__Task__
From the listing that follows, output everything exactly except the pictures.

=== Given information ===

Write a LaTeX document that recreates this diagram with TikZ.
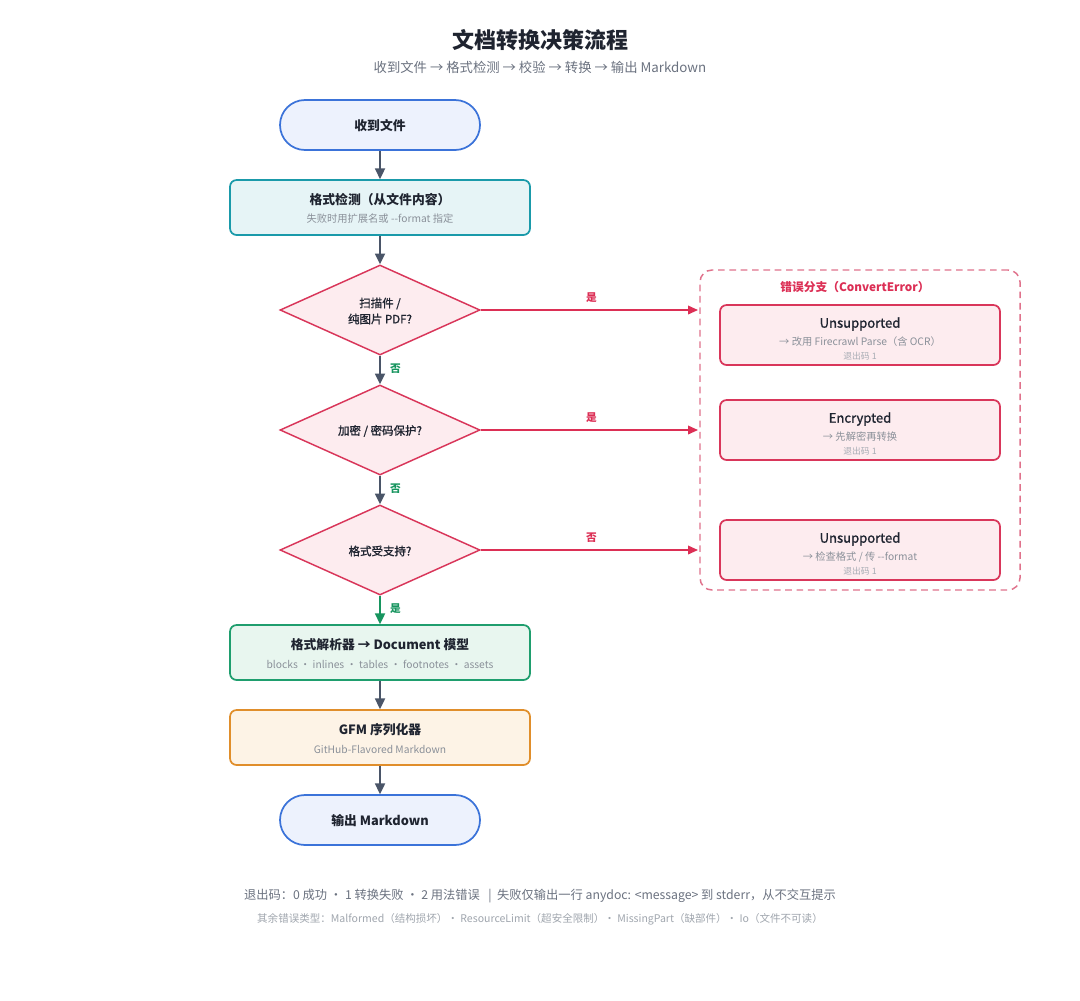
\documentclass[tikz,border=0pt]{standalone}
\usepackage{fontspec}
\setmainfont{Noto Sans CJK SC}
\newfontfamily\medfont[FakeBold=1.2]{Noto Sans CJK SC}
\usetikzlibrary{shapes.geometric,arrows.meta}
\definecolor{ink}{HTML}{1F2430}
\definecolor{subg}{HTML}{8A9099}
\definecolor{codeg}{HTML}{A8ADB5}
\definecolor{arrg}{HTML}{4A5568}
\definecolor{okg}{HTML}{17955F}
\definecolor{errr}{HTML}{DC2F55}
\definecolor{bluefill}{HTML}{EDF2FD}
\definecolor{blueline}{HTML}{3B73D9}
\definecolor{tealfill}{HTML}{E6F4F6}
\definecolor{tealline}{HTML}{1A9AAA}
\definecolor{pinkfill}{HTML}{FDECEF}
\definecolor{pinkline}{HTML}{D9365A}
\definecolor{greenfill}{HTML}{E8F6EF}
\definecolor{greenline}{HTML}{1F9E6E}
\definecolor{orfill}{HTML}{FDF3E6}
\definecolor{orline}{HTML}{E08E2B}
\definecolor{dashc}{HTML}{E0728C}
\definecolor{foot1}{HTML}{6B7280}
\definecolor{foot2}{HTML}{A0A6AE}
\tikzset{
  terminal/.style={draw=blueline,fill=bluefill,line width=1.3pt,rounded corners=18.75pt,minimum width=150pt,minimum height=37.5pt,inner sep=0pt},
  procbox/.style={line width=1.3pt,rounded corners=5pt,minimum width=225pt,minimum height=41.25pt,inner sep=0pt},
  decision/.style={draw=pinkline,fill=pinkfill,line width=1.1pt,diamond,aspect=2.22,minimum width=150pt,minimum height=67.5pt,inner sep=0pt},
  errbox/.style={draw=pinkline,fill=pinkfill,line width=1.3pt,rounded corners=5pt,minimum width=210pt,minimum height=45pt,inner sep=0pt},
  ttl/.style={text=ink,font=\bfseries\fontsize{9.6}{11}\selectfont,inner sep=0pt},
  ettl/.style={text=ink,font=\medfont\fontsize{9.8}{11}\selectfont,inner sep=0pt},
  subt/.style={text=subg,font=\fontsize{7.7}{9}\selectfont,inner sep=0pt},
  codet/.style={text=codeg,font=\fontsize{6.6}{8}\selectfont,inner sep=0pt},
  dtext/.style={text=ink,font=\medfont\fontsize{8.6}{12}\selectfont,align=center,inner sep=0pt},
  flow/.style={draw=arrg,line width=1.3pt,-{Triangle[length=8pt,width=7.5pt]}},
  okflow/.style={draw=okg,line width=1.3pt,-{Triangle[length=8pt,width=7.5pt]}},
  errflow/.style={draw=errr,line width=1.1pt,-{Triangle[length=7.5pt,width=6.5pt]}},
  oklab/.style={text=okg,font=\bfseries\fontsize{8}{9}\selectfont,inner sep=0pt},
  errlab/.style={text=errr,font=\bfseries\fontsize{8}{9}\selectfont,inner sep=0pt},
}
\begin{document}
\begin{tikzpicture}[x=0.75pt,y=-0.75pt]
\useasboundingbox[fill=white] (0,0) rectangle (1080,1000);
% title
\node[text=ink,font=\bfseries\fontsize{16.5}{19}\selectfont,inner sep=0pt] (title) at (540,40) {文档转换决策流程};
\node[text=foot1,font=\fontsize{10}{12}\selectfont,inner sep=0pt] (subtitle) at (540,67) {收到文件 → 格式检测 → 校验 → 转换 → 输出 Markdown};
% main column
\node[terminal] (start) at (380,125) {};
\node[ttl] (startT) at (380,126) {收到文件};
\node[procbox,draw=tealline,fill=tealfill] (detect) at (380,207.5) {};
\node[ttl] (detectT) at (380,200) {格式检测（从文件内容）};
\node[subt] (detectS) at (380,219) {失败时用扩展名或 -{}-format 指定};
\node[decision] (d1) at (380,310) {};
\node[dtext] (d1T) at (380,311) {扫描件 /\\纯图片 PDF?};
\node[decision] (d2) at (380,430) {};
\node[dtext] (d2T) at (380,431) {加密 / 密码保护?};
\node[decision] (d3) at (380,550) {};
\node[dtext] (d3T) at (380,551) {格式受支持?};
\node[procbox,draw=greenline,fill=greenfill] (parse) at (380,652.5) {};
\node[ttl] (parseT) at (380,645) {格式解析器 → Document 模型};
\node[subt] (parseS) at (380,664) {blocks · inlines · tables · footnotes · assets};
\node[procbox,draw=orline,fill=orfill] (gfm) at (380,737.5) {};
\node[ttl] (gfmT) at (380,730) {GFM 序列化器};
\node[subt] (gfmS) at (380,749) {GitHub-Flavored Markdown};
\node[terminal] (end) at (380,820) {};
\node[ttl] (endT) at (380,821) {输出 Markdown};
% main arrows
\draw[flow] (start) -- (detect);
\draw[flow] (detect) -- (d1);
\draw[flow] (d1) -- (d2) node[oklab,pos=0.45,right=7pt] (no1) {否};
\draw[flow] (d2) -- (d3) node[oklab,pos=0.45,right=7pt] (no2) {否};
\draw[okflow] (d3) -- (parse) node[pos=0.45,oklab,right=7pt] (yes3) {是};
\draw[flow] (parse) -- (gfm);
\draw[flow] (gfm) -- (end);
% error region
\node[draw=dashc,line width=1.1pt,dash pattern=on 5pt off 3.5pt,rounded corners=9pt,minimum width=240pt,minimum height=240pt,inner sep=0pt] (errreg) at (860,430) {};
\node[errlab,font=\bfseries\fontsize{8.8}{10}\selectfont] (errregT) at (855,287) {错误分支（ConvertError）};
\node[errbox] (e1) at (860,335) {};
\node[ettl] (e1T) at (860,324) {Unsupported};
\node[subt] (e1S) at (860,342) {→ 改用 Firecrawl Parse（含 OCR）};
\node[codet] (e1C) at (860,356) {退出码 1};
\node[errbox] (e2) at (860,430) {};
\node[ettl] (e2T) at (860,419) {Encrypted};
\node[subt] (e2S) at (860,437) {→ 先解密再转换};
\node[codet] (e2C) at (860,451) {退出码 1};
\node[errbox] (e3) at (860,550) {};
\node[ettl] (e3T) at (860,539) {Unsupported};
\node[subt] (e3S) at (860,557) {→ 检查格式 / 传 -{}-format};
\node[codet] (e3C) at (860,571) {退出码 1};
\coordinate (a1) at (698,310);
\coordinate (a2) at (698,430);
\coordinate (a3) at (698,550);
\draw[errflow] (d1.east) -- (a1) node[errlab,pos=0.51,above=5pt] (y1) {是};
\draw[errflow] (d2.east) -- (a2) node[errlab,pos=0.51,above=5pt] (y2) {是};
\draw[errflow] (d3.east) -- (a3) node[errlab,pos=0.51,above=5pt] (n3) {否};
% footer
\node[text=foot1,font=\fontsize{9.2}{11}\selectfont,inner sep=0pt] (foot1) at (540,896) {退出码：0 成功 · 1 转换失败 · 2 用法错误 \ \ |\ \ 失败仅输出一行 anydoc: <message> 到 stderr，从不交互提示};
\node[text=foot2,font=\fontsize{7.9}{10}\selectfont,inner sep=0pt] (foot2) at (540,919) {其余错误类型：Malformed（结构损坏）· ResourceLimit（超安全限制）· MissingPart（缺部件）· Io（文件不可读）};
\end{tikzpicture}
\end{document}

===

__Response to the exercise__
Write a LaTeX document that recreates this diagram with TikZ.
\documentclass[tikz,border=0pt]{standalone}
\usepackage{fontspec}
\setmainfont{Noto Sans CJK SC}
\newfontfamily\medfont[FakeBold=1.2]{Noto Sans CJK SC}
\usetikzlibrary{shapes.geometric,arrows.meta}
\definecolor{ink}{HTML}{1F2430}
\definecolor{subg}{HTML}{8A9099}
\definecolor{codeg}{HTML}{A8ADB5}
\definecolor{arrg}{HTML}{4A5568}
\definecolor{okg}{HTML}{17955F}
\definecolor{errr}{HTML}{DC2F55}
\definecolor{bluefill}{HTML}{EDF2FD}
\definecolor{blueline}{HTML}{3B73D9}
\definecolor{tealfill}{HTML}{E6F4F6}
\definecolor{tealline}{HTML}{1A9AAA}
\definecolor{pinkfill}{HTML}{FDECEF}
\definecolor{pinkline}{HTML}{D9365A}
\definecolor{greenfill}{HTML}{E8F6EF}
\definecolor{greenline}{HTML}{1F9E6E}
\definecolor{orfill}{HTML}{FDF3E6}
\definecolor{orline}{HTML}{E08E2B}
\definecolor{dashc}{HTML}{E0728C}
\definecolor{foot1}{HTML}{6B7280}
\definecolor{foot2}{HTML}{A0A6AE}
\tikzset{
  terminal/.style={draw=blueline,fill=bluefill,line width=1.3pt,rounded corners=18.75pt,minimum width=150pt,minimum height=37.5pt,inner sep=0pt},
  procbox/.style={line width=1.3pt,rounded corners=5pt,minimum width=225pt,minimum height=41.25pt,inner sep=0pt},
  decision/.style={draw=pinkline,fill=pinkfill,line width=1.1pt,diamond,aspect=2.22,minimum width=150pt,minimum height=67.5pt,inner sep=0pt},
  errbox/.style={draw=pinkline,fill=pinkfill,line width=1.3pt,rounded corners=5pt,minimum width=210pt,minimum height=45pt,inner sep=0pt},
  ttl/.style={text=ink,font=\bfseries\fontsize{9.6}{11}\selectfont,inner sep=0pt},
  ettl/.style={text=ink,font=\medfont\fontsize{9.8}{11}\selectfont,inner sep=0pt},
  subt/.style={text=subg,font=\fontsize{7.7}{9}\selectfont,inner sep=0pt},
  codet/.style={text=codeg,font=\fontsize{6.6}{8}\selectfont,inner sep=0pt},
  dtext/.style={text=ink,font=\medfont\fontsize{8.6}{12}\selectfont,align=center,inner sep=0pt},
  flow/.style={draw=arrg,line width=1.3pt,-{Triangle[length=8pt,width=7.5pt]}},
  okflow/.style={draw=okg,line width=1.3pt,-{Triangle[length=8pt,width=7.5pt]}},
  errflow/.style={draw=errr,line width=1.1pt,-{Triangle[length=7.5pt,width=6.5pt]}},
  oklab/.style={text=okg,font=\bfseries\fontsize{8}{9}\selectfont,inner sep=0pt},
  errlab/.style={text=errr,font=\bfseries\fontsize{8}{9}\selectfont,inner sep=0pt},
}
\begin{document}
\begin{tikzpicture}[x=0.75pt,y=-0.75pt]
\useasboundingbox[fill=white] (0,0) rectangle (1080,1000);
% title
\node[text=ink,font=\bfseries\fontsize{16.5}{19}\selectfont,inner sep=0pt] (title) at (540,40) {文档转换决策流程};
\node[text=foot1,font=\fontsize{10}{12}\selectfont,inner sep=0pt] (subtitle) at (540,67) {收到文件 → 格式检测 → 校验 → 转换 → 输出 Markdown};
% main column
\node[terminal] (start) at (380,125) {};
\node[ttl] (startT) at (380,126) {收到文件};
\node[procbox,draw=tealline,fill=tealfill] (detect) at (380,207.5) {};
\node[ttl] (detectT) at (380,200) {格式检测（从文件内容）};
\node[subt] (detectS) at (380,219) {失败时用扩展名或 -{}-format 指定};
\node[decision] (d1) at (380,310) {};
\node[dtext] (d1T) at (380,311) {扫描件 /\\纯图片 PDF?};
\node[decision] (d2) at (380,430) {};
\node[dtext] (d2T) at (380,431) {加密 / 密码保护?};
\node[decision] (d3) at (380,550) {};
\node[dtext] (d3T) at (380,551) {格式受支持?};
\node[procbox,draw=greenline,fill=greenfill] (parse) at (380,652.5) {};
\node[ttl] (parseT) at (380,645) {格式解析器 → Document 模型};
\node[subt] (parseS) at (380,664) {blocks · inlines · tables · footnotes · assets};
\node[procbox,draw=orline,fill=orfill] (gfm) at (380,737.5) {};
\node[ttl] (gfmT) at (380,730) {GFM 序列化器};
\node[subt] (gfmS) at (380,749) {GitHub-Flavored Markdown};
\node[terminal] (end) at (380,820) {};
\node[ttl] (endT) at (380,821) {输出 Markdown};
% main arrows
\draw[flow] (start) -- (detect);
\draw[flow] (detect) -- (d1);
\draw[flow] (d1) -- (d2) node[oklab,pos=0.45,right=7pt] (no1) {否};
\draw[flow] (d2) -- (d3) node[oklab,pos=0.45,right=7pt] (no2) {否};
\draw[okflow] (d3) -- (parse) node[pos=0.45,oklab,right=7pt] (yes3) {是};
\draw[flow] (parse) -- (gfm);
\draw[flow] (gfm) -- (end);
% error region
\node[draw=dashc,line width=1.1pt,dash pattern=on 5pt off 3.5pt,rounded corners=9pt,minimum width=240pt,minimum height=240pt,inner sep=0pt] (errreg) at (860,430) {};
\node[errlab,font=\bfseries\fontsize{8.8}{10}\selectfont] (errregT) at (855,287) {错误分支（ConvertError）};
\node[errbox] (e1) at (860,335) {};
\node[ettl] (e1T) at (860,324) {Unsupported};
\node[subt] (e1S) at (860,342) {→ 改用 Firecrawl Parse（含 OCR）};
\node[codet] (e1C) at (860,356) {退出码 1};
\node[errbox] (e2) at (860,430) {};
\node[ettl] (e2T) at (860,419) {Encrypted};
\node[subt] (e2S) at (860,437) {→ 先解密再转换};
\node[codet] (e2C) at (860,451) {退出码 1};
\node[errbox] (e3) at (860,550) {};
\node[ettl] (e3T) at (860,539) {Unsupported};
\node[subt] (e3S) at (860,557) {→ 检查格式 / 传 -{}-format};
\node[codet] (e3C) at (860,571) {退出码 1};
\coordinate (a1) at (698,310);
\coordinate (a2) at (698,430);
\coordinate (a3) at (698,550);
\draw[errflow] (d1.east) -- (a1) node[errlab,pos=0.51,above=5pt] (y1) {是};
\draw[errflow] (d2.east) -- (a2) node[errlab,pos=0.51,above=5pt] (y2) {是};
\draw[errflow] (d3.east) -- (a3) node[errlab,pos=0.51,above=5pt] (n3) {否};
% footer
\node[text=foot1,font=\fontsize{9.2}{11}\selectfont,inner sep=0pt] (foot1) at (540,896) {退出码：0 成功 · 1 转换失败 · 2 用法错误 \ \ |\ \ 失败仅输出一行 anydoc: <message> 到 stderr，从不交互提示};
\node[text=foot2,font=\fontsize{7.9}{10}\selectfont,inner sep=0pt] (foot2) at (540,919) {其余错误类型：Malformed（结构损坏）· ResourceLimit（超安全限制）· MissingPart（缺部件）· Io（文件不可读）};
\end{tikzpicture}
\end{document}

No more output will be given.